Il 1987 è l’anno che vede la pubblicazione di un romanzo di un certo Stephen King (che, in realtà, avrebbe dovuto essere pubblicato con lo pseudonimo che King spesso usava, ovvero Richard Bachman), quel “Misery” che segnerà la storia della letteratura thriller successiva.

Il successo fu notevole, tanto che il romanzo vinse anche il premio Bram Stoker. Ma quello che non è molto noto è come il libro sia stato scritto.

La stesura del romanzo è iniziata il 23 settembre 1984 e si è ufficialmente conclusa il 7 ottobre 1986.

È proprio quel 23 settembre che ci interessa, perché si narra che quel giorno Stephen King fosse in aereo, in viaggio verso Londra, e durante quel volo si sia addormentato, e abbia sognato la storia di uno scrittore di successo salvato e poi recluso da una ammiratrice psicopatica, che lo costringerà a cambiare le storie dei suoi romanzi seriali.
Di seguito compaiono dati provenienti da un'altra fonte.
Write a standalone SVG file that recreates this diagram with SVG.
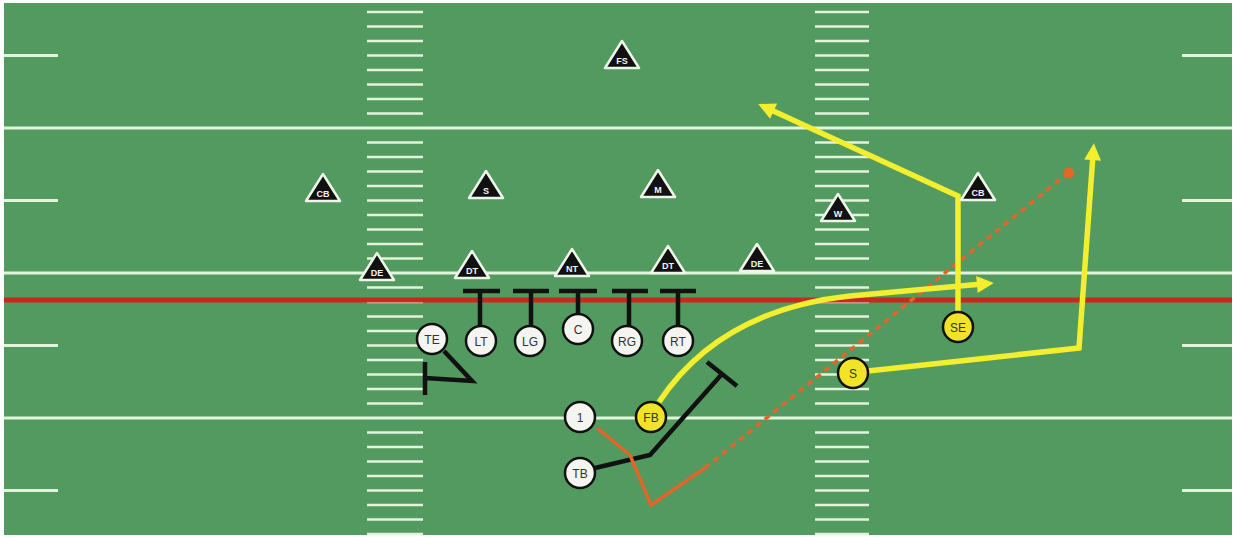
<svg xmlns="http://www.w3.org/2000/svg" width="1235" height="538" viewBox="0 0 1235 538">
<defs>
<style>
.yl{stroke:#e3f4dc;stroke-width:3;fill:none}
.hash{stroke:#e3f4dc;stroke-width:2.6;fill:none}
.tri polygon{fill:#111;stroke:#eef6ea;stroke-width:2.5;stroke-linejoin:round}
.tri text{fill:#f4f4f4;font-family:"Liberation Sans",Arial,sans-serif;font-size:9px;font-weight:bold;text-anchor:middle}
.off circle{fill:#f4f4f0;stroke:#111;stroke-width:2.5}
.off.y circle{fill:#f1e32a}
.off text{fill:#333;font-family:"Liberation Sans",Arial,sans-serif;font-size:12px;text-anchor:middle}
.blk{stroke:#111;stroke-width:4.5;fill:none;stroke-linejoin:miter}
.yel{stroke:#f3ee2e;stroke-width:5.5;fill:none;stroke-linejoin:miter}
.org{stroke:#e2652a;stroke-width:3.5;fill:none}
</style>
<marker id="ah" viewBox="0 0 10 10" refX="3" refY="5" markerWidth="19" markerHeight="17" markerUnits="userSpaceOnUse" orient="auto">
<path d="M0,0 L10,5 L0,10 z" fill="#f3ee2e"/>
</marker>
</defs>
<rect width="1235" height="538" fill="#ffffff"/>
<g id="field">
<rect x="4" y="3" width="1228" height="532" fill="#529a5f"/>
<path class="yl" d="M4,128 H1232 M4,273 H1232 M4,418 H1232"/>
<path class="yl" d="M4,55.5 H58 M4,200.5 H58 M4,345.5 H58 M4,490.5 H58 M1182,55.5 H1232 M1182,200.5 H1232 M1182,345.5 H1232 M1182,490.5 H1232"/>
<path class="hash" d="M367,12h56M367,26.5h56M367,41h56M367,55.5h56M367,70h56M367,84.5h56M367,99h56M367,113.5h56M367,142.5h56M367,157h56M367,171.5h56M367,186h56M367,200.5h56M367,215h56M367,229.5h56M367,244h56M367,258.5h56M367,287.5h56M367,302h56M367,316.5h56M367,331h56M367,345.5h56M367,360h56M367,374.5h56M367,389h56M367,403.5h56M367,432.5h56M367,447h56M367,461.5h56M367,476h56M367,490.5h56M367,505h56M367,519.5h56M367,534h56"/>
<path class="hash" d="M815,12h54M815,26.5h54M815,41h54M815,55.5h54M815,70h54M815,84.5h54M815,99h54M815,113.5h54M815,142.5h54M815,157h54M815,171.5h54M815,186h54M815,200.5h54M815,215h54M815,229.5h54M815,244h54M815,258.5h54M815,287.5h54M815,302h54M815,316.5h54M815,331h54M815,345.5h54M815,360h54M815,374.5h54M815,389h54M815,403.5h54M815,432.5h54M815,447h54M815,461.5h54M815,476h54M815,490.5h54M815,505h54M815,519.5h54M815,534h54"/>
<line x1="4" y1="300" x2="1232" y2="300" stroke="#c8291f" stroke-width="5"/>
</g>
<g id="connectors">
<path class="blk" d="M480,326 V291 M463,291 H500"/>
<path class="blk" d="M531,326 V291 M513,291 H549"/>
<path class="blk" d="M578,314 V291 M559,291 H597"/>
<path class="blk" d="M629,326 V291 M612,291 H648"/>
<path class="blk" d="M678,326 V291 M660,291 H696"/>
<path class="blk" d="M444,351 L472,381 L425,378 M425,362 V395"/>
<path class="blk" d="M595,468 L650,455 L722,374 M707,362 L737,386"/>
<path class="org" d="M597,428 L630,455 L651,505 L705,468"/>
<path class="org" d="M705,468 L1068,173" stroke-dasharray="6 5"/>
<circle cx="1069" cy="173" r="5.5" fill="#e2652a"/>
<path class="yel" d="M659,402 Q720,310 850,296 L982,284" marker-end="url(#ah)"/>
<path class="yel" d="M958,312 V196 L769,109" marker-end="url(#ah)"/>
<path class="yel" d="M868,371 L1079,348 L1093,155" marker-end="url(#ah)"/>
</g>
<g id="def-FS" class="tri"><polygon points="622,41 605,68 639,68"/><text x="622" y="64">FS</text></g>
<g id="def-CB-left" class="tri"><polygon points="323,174 306,201 340,201"/><text x="323" y="197">CB</text></g>
<g id="def-S" class="tri"><polygon points="486,171 469,198 503,198"/><text x="486" y="194">S</text></g>
<g id="def-M" class="tri"><polygon points="658,170 641,197 675,197"/><text x="658" y="193">M</text></g>
<g id="def-W" class="tri"><polygon points="838,194 821,221 855,221"/><text x="838" y="217">W</text></g>
<g id="def-CB-right" class="tri"><polygon points="978,173 961,200 995,200"/><text x="978" y="196">CB</text></g>
<g id="def-DE-left" class="tri"><polygon points="377,253 360,280 394,280"/><text x="377" y="276">DE</text></g>
<g id="def-DT-left" class="tri"><polygon points="472,251 455,278 489,278"/><text x="472" y="274">DT</text></g>
<g id="def-NT" class="tri"><polygon points="572,249 555,276 589,276"/><text x="572" y="272">NT</text></g>
<g id="def-DT-right" class="tri"><polygon points="668,246 651,273 685,273"/><text x="668" y="269">DT</text></g>
<g id="def-DE-right" class="tri"><polygon points="757,244 740,271 774,271"/><text x="757" y="267">DE</text></g>
<g id="off-TE" class="off"><circle cx="432" cy="339" r="15"/><text x="432" y="343.5">TE</text></g>
<g id="off-LT" class="off"><circle cx="481" cy="341" r="15"/><text x="481" y="345.5">LT</text></g>
<g id="off-LG" class="off"><circle cx="530" cy="341" r="15"/><text x="530" y="345.5">LG</text></g>
<g id="off-C" class="off"><circle cx="578" cy="329" r="15"/><text x="578" y="333.5">C</text></g>
<g id="off-RG" class="off"><circle cx="627" cy="341" r="15"/><text x="627" y="345.5">RG</text></g>
<g id="off-RT" class="off"><circle cx="678" cy="341" r="15"/><text x="678" y="345.5">RT</text></g>
<g id="off-1" class="off"><circle cx="580" cy="417" r="15"/><text x="580" y="421.5">1</text></g>
<g id="off-FB" class="off y"><circle cx="651" cy="417" r="15"/><text x="651" y="421.5">FB</text></g>
<g id="off-TB" class="off"><circle cx="580" cy="473" r="15"/><text x="580" y="477.5">TB</text></g>
<g id="off-SE" class="off y"><circle cx="958" cy="327" r="15"/><text x="958" y="331.5">SE</text></g>
<g id="off-S" class="off y"><circle cx="853" cy="373" r="15"/><text x="853" y="377.5">S</text></g>
</svg>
Sembra che King, una volta arrivato al Brown’s Hotel di Londra, esausto dal lungo viaggio, si sia sistemato nella stanza ma, nonostante i numerosi tentativi, non sia riuscito a prendere sonno, ossessionato dal sogno fatto in aereo.

Sceso nella hall per fare due passi, incontrò il portiere dell’albergo che, dopo aver scambiato quattro chiacchiere, gli mostrò con orgoglio uno scrittoio che era stato usato da Rudyard Kipling.

Elettrizzato da quello strano aneddoto, Stephen King prese il suo block notes, si sedette alla scrivania e iniziò a buttar giù idee per il suo romanzo. Poco dopo si accorse di aver riempito 16, magnifiche, pagine di quello che in origine avrebbe dovuto essere solo un racconto di circa trentamila parole, intitolato “The Annie Wilkes Edition”, nel quale la protagonista psicopatica costringeva Paul Sheldon a scrivere un altro romanzo e poi lo uccideva. Ma le cose poi presero ben presto una direzione diversa da quella prevista, per giungere fino alla costruzione del capolavoro che oggi conosciamo.

Ritornando in camera, King ringraziò il portiere, che aggiunse, con un po’ di imbarazzo, che su quello scrittoio Kipling era morto a seguito di un colpo apoplettico proprio mentre stava scrivendo.